I apologise for not writing a new article on today, the anniversary of Elizabeth I’s funeral in 1603, but I don’t think Elizabeth would mind as I’m knee deep in primary sources to do with the fall of her mother, Anne Boleyn, in 1536 and also getting ready for a party to celebrate the wedding of Wills and Kate, otherwise known as Prince William and Catherine Middleton, which takes place at Westminster Abbey tomorrow.
Here is an excerpt from an article I wrote last year to commemorate Elizabeth I’s death – see The Death of Elizabeth I for more details.
The body of Queen Elizabeth I was place inside a lead coffin and carried by night by a torchlit barge along the Thames from Richmond Palace to Whitehall where the Queen was to lay in state until her funeral, giving time for King James to travel down to London. While the coffin lay in state, a life size effigy of the Queen, dressed in her royal robes, was placed on top of it to act as a symbol of the monarchy while there was no monarch in England.
On the 28th April 1603, Elizabeth’s coffin was carried from Whitehall to Westminster Abbey on a hearse drawn by horses hung with black velvet. The coffin was covered in a rich purple cloth, topped with the effigy of Elizabeth with a sceptre in her hands and a crown on her head. Above the coffin was a canopy supported by six knights and behind the hearse was the Queen’s Master of the Horse, leading her palfrey. The Chief Mourner was the Countess of Northampton who led the party of peers of the realm, all dressed in black. Chronicler John Stow wrote:-
“Westminster was surcharged with multitudes of all sorts of people in their streets, houses, windows, leads and gutters, that came out to see the obsequy, and when they beheld her statue lying upon the coffin, there was such a general sighing, groaning and weeping as the like hath not been seen or known in the memory of man.”

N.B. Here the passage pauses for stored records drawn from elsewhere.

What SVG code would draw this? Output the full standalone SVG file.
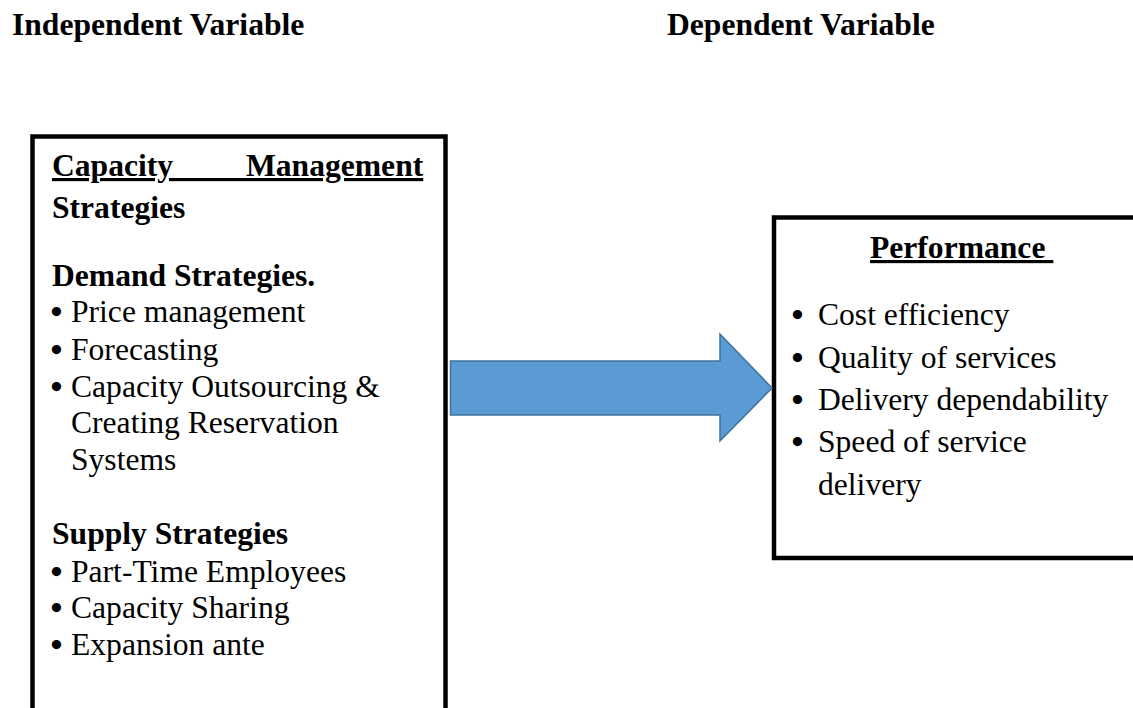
<svg xmlns="http://www.w3.org/2000/svg" width="1133" height="708" viewBox="0 0 1133 708">
  <style>
    .t { font-family: "Liberation Serif", "Times New Roman", serif; font-size: 31.6px; fill: #000; }
    .b { font-weight: bold; }
    .u { text-decoration: underline; }
    .bul { font-family: "Liberation Serif", "Times New Roman", serif; font-size: 34px; font-weight: bold; fill: #000; }
    .box { fill: #fff; stroke: #000; stroke-width: 4.5; }
    .arrow { fill: #5b9bd5; stroke: #41719c; stroke-width: 1.5; stroke-linejoin: miter; }
  </style>

  <rect width="1133" height="708" fill="#fff"/>

  <!-- column headings -->
  <g id="headings">
    <text class="t b" x="12" y="35">Independent Variable</text>
    <text class="t b" x="667" y="35">Dependent Variable</text>
  </g>

  <!-- independent variable box -->
  <g id="capacity-strategies">
    <rect class="box" x="32.5" y="136.5" width="413" height="600"/>
    <text class="t b u" x="52" y="176" word-spacing="65">Capacity Management</text>
    <text class="t b" x="52" y="218">Strategies</text>

    <text class="t b" x="52" y="286">Demand Strategies.</text>
    <text class="bul" x="50.5" y="323">•</text>
    <text class="t" x="71" y="322">Price management</text>
    <text class="bul" x="50.5" y="361">•</text>
    <text class="t" x="71" y="360">Forecasting</text>
    <text class="bul" x="50.5" y="398">•</text>
    <text class="t" x="71" y="397">Capacity Outsourcing &amp;</text>
    <text class="t" x="71" y="433">Creating Reservation</text>
    <text class="t" x="71" y="470">Systems</text>

    <text class="t b" x="52" y="544">Supply Strategies</text>
    <text class="bul" x="50.5" y="583">•</text>
    <text class="t" x="71" y="582">Part-Time Employees</text>
    <text class="bul" x="50.5" y="619">•</text>
    <text class="t" x="71" y="618">Capacity Sharing</text>
    <text class="bul" x="50.5" y="656">•</text>
    <text class="t" x="71" y="655">Expansion ante</text>
  </g>

  <!-- dependent variable box -->
  <g id="performance">
    <rect class="box" x="774" y="217.5" width="380" height="340.5"/>
    <text class="t b u" x="870" y="258" xml:space="preserve">Performance </text>
    <text class="bul" x="791.5" y="326">•</text>
    <text class="t" x="818" y="325">Cost efficiency</text>
    <text class="bul" x="791.5" y="369">•</text>
    <text class="t" x="818" y="368">Quality of services</text>
    <text class="bul" x="791.5" y="411">•</text>
    <text class="t" x="818" y="410">Delivery dependability</text>
    <text class="bul" x="791.5" y="453">•</text>
    <text class="t" x="818" y="452">Speed of service</text>
    <text class="t" x="818" y="495">delivery</text>
  </g>

  <!-- block arrow linking the two variables -->
  <g id="connectors">
    <path class="arrow" d="M450.5 361 H720 V334 L772 388 L720 441 V415 H450.5 Z"/>
  </g>
</svg>
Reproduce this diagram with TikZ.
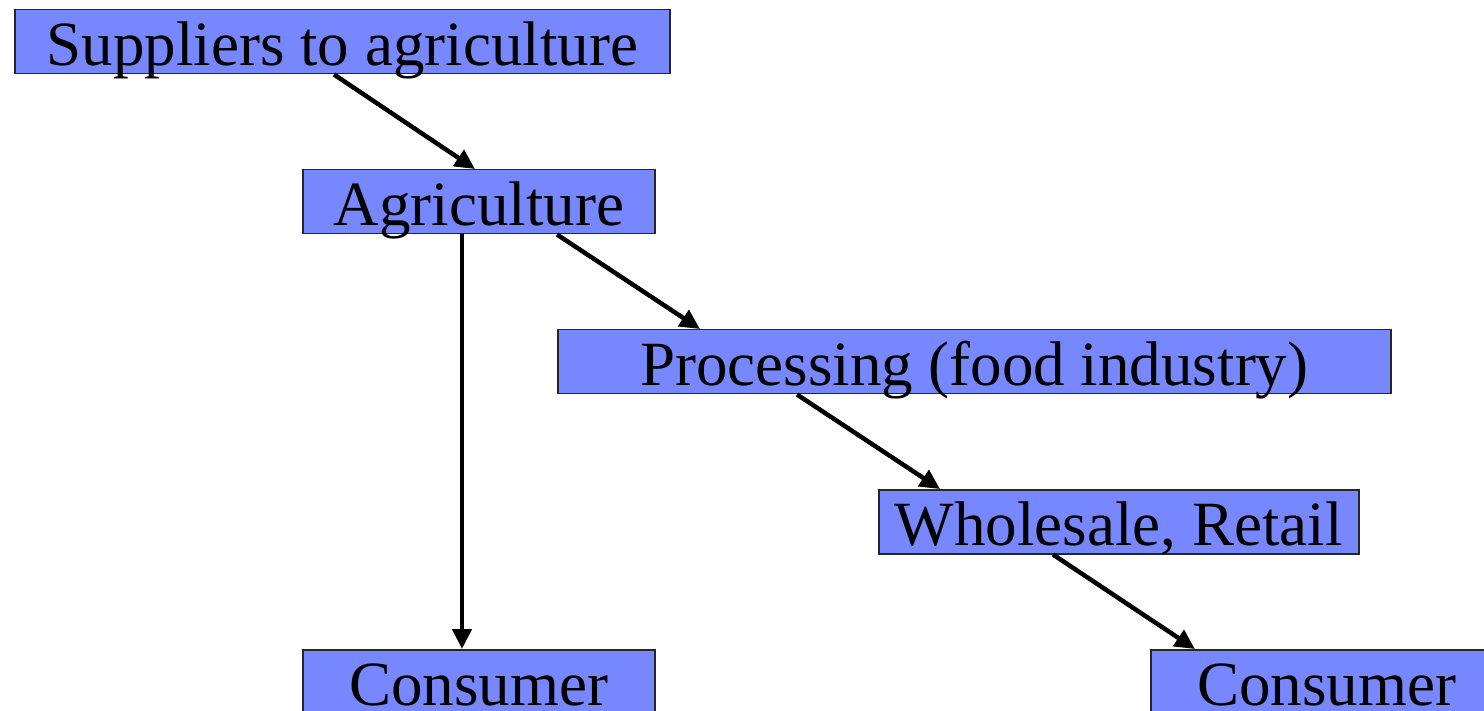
\documentclass[tikz,border=0pt]{standalone}
\usepackage{fontspec}
\setmainfont{Liberation Serif}
\usetikzlibrary{arrows.meta}
\definecolor{boxblue}{HTML}{7788FF}
\begin{document}
\begin{tikzpicture}[x=1pt,y=-1pt,
  stage/.style={draw=black!85,line width=1.5pt,fill=boxblue,inner sep=0pt,
    anchor=north west,minimum height=64pt,text height=56pt,text depth=8pt,
    font=\fontsize{63}{70}\selectfont},
  flow/.style={line width=4.5pt,-{Triangle[length=20pt,width=19pt]}}]
\useasboundingbox (0,0) rectangle (1484,711);
\node[stage,minimum width=655pt] (sup) at (14,9) {Suppliers to agriculture};
\node[stage,minimum width=352pt] (agr) at (302,169) {Agriculture};
\node[stage,minimum width=833pt] (proc) at (557,329) {Processing (food industry)};
\node[stage,minimum width=480pt] (whole) at (878,489) {Wholesale, Retail\hspace{14pt}};
\node[stage,minimum width=352pt] (consA) at (302,649) {Consumer};
\node[stage,minimum width=352pt] (consB) at (1150,649) {Consumer};
\draw[flow] ([xshift=320pt]sup.south west) -- ([xshift=173pt]agr.north west);
\draw[flow] ([xshift=160pt]agr.south west) -- ([xshift=160pt]consA.north west);
\draw[flow] ([xshift=255pt]agr.south west) -- ([xshift=143pt]proc.north west);
\draw[flow] ([xshift=240pt]proc.south west) -- ([xshift=62pt]whole.north west);
\draw[flow] ([xshift=175pt]whole.south west) -- ([xshift=45pt]consB.north west);
\end{tikzpicture}
\end{document}
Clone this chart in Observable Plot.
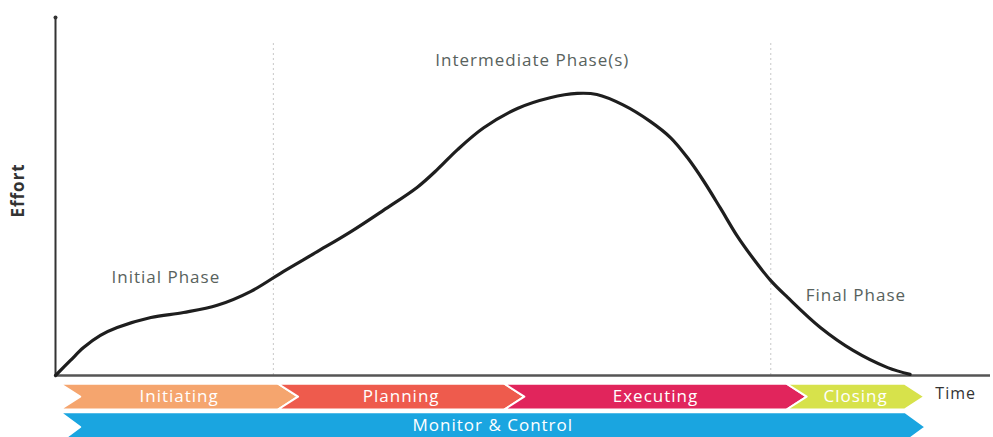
<!DOCTYPE html>
<html>
<head>
<meta charset="utf-8">
<script src="https://cdn.jsdelivr.net/npm/d3@7"></script>
<script src="https://cdn.jsdelivr.net/npm/@observablehq/plot@0.6"></script>
<style>
  html, body { margin: 0; padding: 0; background: #fff; }
  svg { display: block; }
</style>
</head>
<body>
<div id="chart"></div>
<script>
// Effort curve over time (time 0–100, effort 0–100)
const curveTime   = [0, 1.6, 3.0, 4.8, 6.6, 10.2, 13.7, 17.3, 20.9, 24.4, 28.0, 31.6, 35.1, 38.7, 40.9, 43.0, 45.8, 49.4, 52.9, 55.8, 57.9, 60.7, 63.6, 65.8, 67.6, 69.3, 71.1, 72.9, 74.7, 76.5, 78.3, 81.8, 85.3, 89.0, 91.4];
const curveEffort = [0, 4.2, 7.8, 11.2, 13.4, 16.2, 17.6, 19.6, 23.5, 29.1, 34.6, 40.2, 46.2, 52.6, 57.7, 63.1, 69.2, 74.6, 77.6, 78.8, 78.5, 75.6, 71.0, 66.4, 60.8, 54.4, 46.8, 39.0, 32.4, 26.5, 21.8, 13.4, 7.0, 2.2, 0.3];

// Phase boundaries (dotted)
const boundaryTime = [23.3, 76.5];

// Annotation labels
const phaseLabels = ["Initial Phase", "Intermediate Phase(s)", "Final Phase"];
const phaseLabelTime = [11.8, 51.0, 85.6];
const phaseLabelEffort = [27.4, 88.0, 22.3];

// Process groups (chevrons)
const processes = ["Initiating", "Planning", "Executing", "Closing"];
const processStart = [0.5, 23.8, 48.0, 78.2];
const processEnd   = [23.8, 48.0, 78.2, 90.8];
const processColors = ["#F5A56E", "#EE5B4D", "#E1255C", "#D7E24B"];

const monitorLabel = "Monitor & Control";
const monitorStart = 0.5;
const monitorEnd = 90.9;
const monitorColor = "#1AA5E0";

// ---- build ----
const curve = curveTime.map((t, i) => ({t, e: curveEffort[i]}));
const labels = phaseLabels.map((s, i) => ({s, t: phaseLabelTime[i], e: phaseLabelEffort[i]}));

const depth = 2.14;
function chevron(name, s, e, top, bot, color) {
  const mid = (top + bot) / 2;
  return [
    {name, color, t: s, y: top},
    {name, color, t: e, y: top},
    {name, color, t: e + depth, y: mid},
    {name, color, t: e, y: bot},
    {name, color, t: s, y: bot},
    {name, color, t: s + depth, y: mid}
  ];
}
const row1 = [-2.3, -9.5];
const row2 = [-10.3, -18.5];
const chevrons = [];
const chevLabels = [];
processes.forEach((p, i) => {
  chevrons.push(...chevron(p, processStart[i], processEnd[i], row1[0], row1[1], processColors[i]));
  chevLabels.push({s: p, t: (processStart[i] + processEnd[i]) / 2 + depth / 2, y: (row1[0] + row1[1]) / 2});
});
chevrons.push(...chevron(monitorLabel, monitorStart, monitorEnd, row2[0], row2[1], monitorColor));
chevLabels.push({s: monitorLabel, t: (monitorStart + monitorEnd) / 2 + depth / 2, y: -14.0});

const font = "'Open Sans', 'Noto Sans', sans-serif";

const chart = Plot.plot({
  width: 993,
  height: 437,
  marginLeft: 55,
  marginRight: 3,
  marginTop: 17,
  marginBottom: 62,
  x: {domain: [0, 100], axis: null},
  y: {domain: [0, 100], axis: null},
  color: {type: "identity"},
  style: {fontFamily: font, background: "#fff", letterSpacing: "1px"},
  marks: [
    Plot.ruleX(boundaryTime, {y1: 0, y2: 93.5, stroke: "#c8c8c8", strokeWidth: 1, strokeDasharray: "2,3"}),
    Plot.ruleY([0], {x1: 0, x2: 100, stroke: "#555", strokeWidth: 2.5}),
    Plot.ruleX([0], {y1: 0, y2: 100, stroke: "#333", strokeWidth: 2}),
    Plot.dot([{t: 0, e: 100}], {x: "t", y: "e", r: 2, fill: "#333"}),
    Plot.line(curve, {x: "t", y: "e", curve: "catmull-rom", stroke: "#1e1e1e", strokeWidth: 3.2, strokeLinecap: "round"}),
    Plot.text(labels, {x: "t", y: "e", text: "s", fontSize: 17, fill: "#58625d"}),
    Plot.line(chevrons, {x: "t", y: "y", z: "name", fill: "color", stroke: "#fff", strokeWidth: 2, curve: "linear-closed"}),
    Plot.text(chevLabels, {x: "t", y: "y", text: "s", fill: "#fff", fontSize: 17}),
    Plot.text(["Time"], {x: 94.1, y: -5.2, text: d => d, textAnchor: "start", fontSize: 16, fill: "#333"}),
    Plot.text(["Effort"], {x: -3.95, y: 51.7, text: d => d, rotate: -90, fontSize: 17, fontWeight: "bold", fill: "#333"})
  ]
});
document.getElementById("chart").appendChild(chart);
</script>
</body>
</html>
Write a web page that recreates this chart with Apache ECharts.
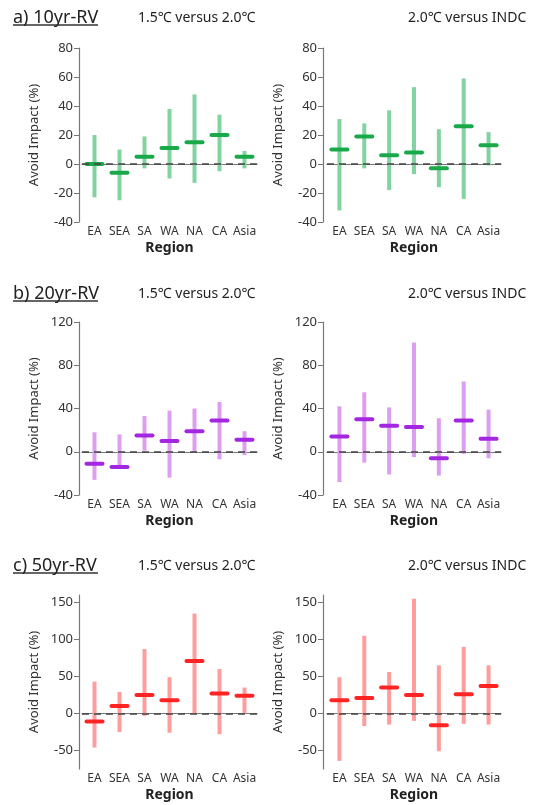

Elizabeth was then buried at Westminster Abbey in the vault of her grandfather, Henry VII, until she was moved in 1606 to her present resting place, a tomb in the Lady Chapel of Westminster Abbey which she shares with her half-sister Mary I. King James I spent over £11,000 on Elizabeth I’s lavish funeral and he also arranged for this white marble monument to be built. The tomb is inscribed with the words:-
“Consorts both in throne and grave, here we rest two sisters, Elizabeth and Mary, in hope of our resurrection.”
The Tomb and Funeral Effigy of Elizabeth I
You can see an 18th century copy of the funeral effigy that was carried on Elizabeth I’s coffin at the Westminster Abbey Museum and there is a photo of it at www.20thcenturylondon.org.uk. You can also visit the Westminster Abbey page on Elizabeth I’s tomb at http://www.westminster-abbey.org/our-history/royals/burials/elizabeth-i.
End of an era, gone but never forgotten.
I am always so sad when I read about her death–she died because she wanted to, I think. Her friends were gone, her rule was slipping, the young waited like vultures. I think when she had Essex executed, she went into a deep depression and didn’t come out of it. It’s always so sad.